Opponents to the Cape Wind project have suffered another setback, with a new court ruling dismissing a series of complaints related to the state’s jurisdiction in assessing the project.

Barnstable Superior Court Judge Robert Kane ruled in favor of Cape Wind Associates, and struck down four of five counts brought by the town of Barnstable, the Alliance to Protect Nantucket Sound and a group of individuals, who had claimed the state’s review of the project’s impact was inadequate.

On the remaining count, Judge Kane ruled that the matter was still pending with a state agency, and there could be no challenge until that process was complete.

The decision is complex, in part because of the geography of the project.

Cape Wind Associates LLC want to build 130 wind turbine generators over 25 square miles on Horseshoe Shoal, in federal waters in Nantucket Sound. But there also will be 25 miles of underwater cable connecting it to the NStar facility at Yarmouth, which is within state jurisdiction.

The opponents argued that last year, when the state Executive Office of Energy and Environmental Affairs approved the project it did so on the basis of an inadequate assessment under the Massachusetts Environment Policy Act, which did not include those on the part of the project in federal waters.

State secretary of energy and environmental affairs Ian Bowles, they argued, had improperly limited the scope of that assessment.

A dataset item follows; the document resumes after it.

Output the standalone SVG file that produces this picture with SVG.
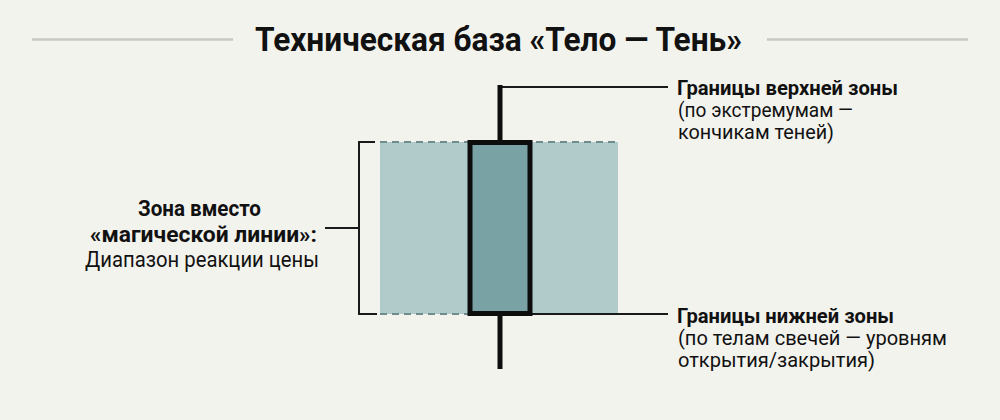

But Judge Kane found Mr. Bowles’s “jurisdictional determination was correct as a matter of law.”

Cape Wind welcomed the outcome, with company president Jim Gordon saying: “The court rejected the opponents’ primary argument and agreed that Massachusetts agency review was proper.”

While a number of other legal actions are ongoing, the decision brings the seven-year controversy about the project a little closer to conclusion.

The largest hurdle still before the proponents is the final determination of the lead federal permitting agency, the Minerals Management Service.

It produced a generally favorable draft environmental impact statement at the start of this year, and subsequently took some 4,200 submissions, both in writing and at a series of public hearings.

A final federal EIS is due around November, and is expected to be followed by yet more legal challenges.